Lt. “Jeeter” Neal Becomes an Ace

From a Chatham, Virginia newspaper, ca. 1943.
Fitz Neal

Pittsylvania County Airman Shoots Down Fifth Plane Over Europe


Lieut. Thomas Fitzhugh Neal, of Pittsylvania County, is an Ace.

Announcement was made yesterday of “Jeeter” Neal shooting down his fifth German plane over the continent. In fierce dog-fights, the 23-year-old Mustang pilot has won the nickname “The One-Man Gang.”

Following is a dispatch received yesterday from his fighter station in England:

With a grin as wide as the wingspan on his trim Mustang, Lieutenant Neal recounted the scrap which ensued when nine German planes launched an attack on Eighth Air Force bombers which the lieutenant's fighter group was escorting deep into Germany.

“These guys were climbing up into the sun to get ready to jump the bombers,” the lieutenant began. “Reckon they didn't know we were already up there, hopin' they'd come up to play. The colonel (Lt. Colonel Everett W. Stewart, Abilene, Kansas, the group executive officer who also destroyed his fifth Hun in this fight) called us all on the radio and said: ‘Everybody take one — they're 109s.’

“Soon as we started after 'em they forgot all about hittin' those bombers, an' broke every which way.
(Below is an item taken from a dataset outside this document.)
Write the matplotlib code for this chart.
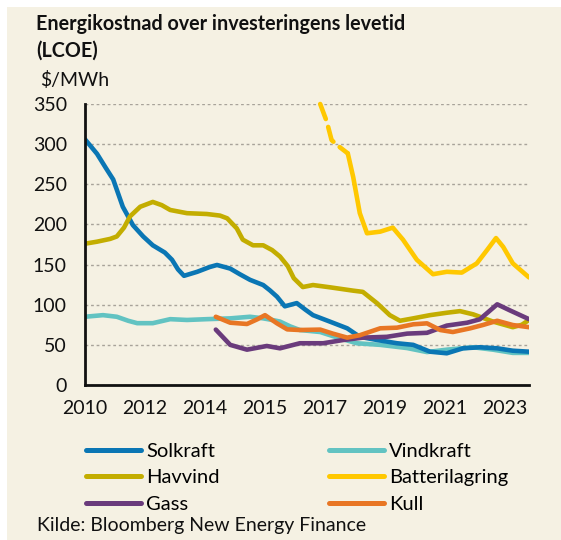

They went straight down. I started for one but lost him under my wing. Another Mustang got him, so I shifted my attack to another 109. He spun straight down for about 5,000 feet with me after him, an' then he recovered and dived for the clouds. He went on into 'em, and I went in after him. Boy, I was really movin'.

“When I broke out of the clouds I saw I was getting pretty close to him. We levelled off right over some woods. Dropping down so fast into warmer air had clouded up my canopy a little bit. I wiped off the inside with one hand so I could see him, and opened fire from about 75 yards behind him. That burst got him in the fuselage and wings. He jerked his nose up and my bullets hit the ground under him. I shot once more — an' that did it. He blew up into what looked like a million pieces. I flew through the pieces.

My plane vibrated hard, for a moment, and I found out when I got home that pieces of his plane had lodged in my wing. I still got a little hunk for a souvenir.”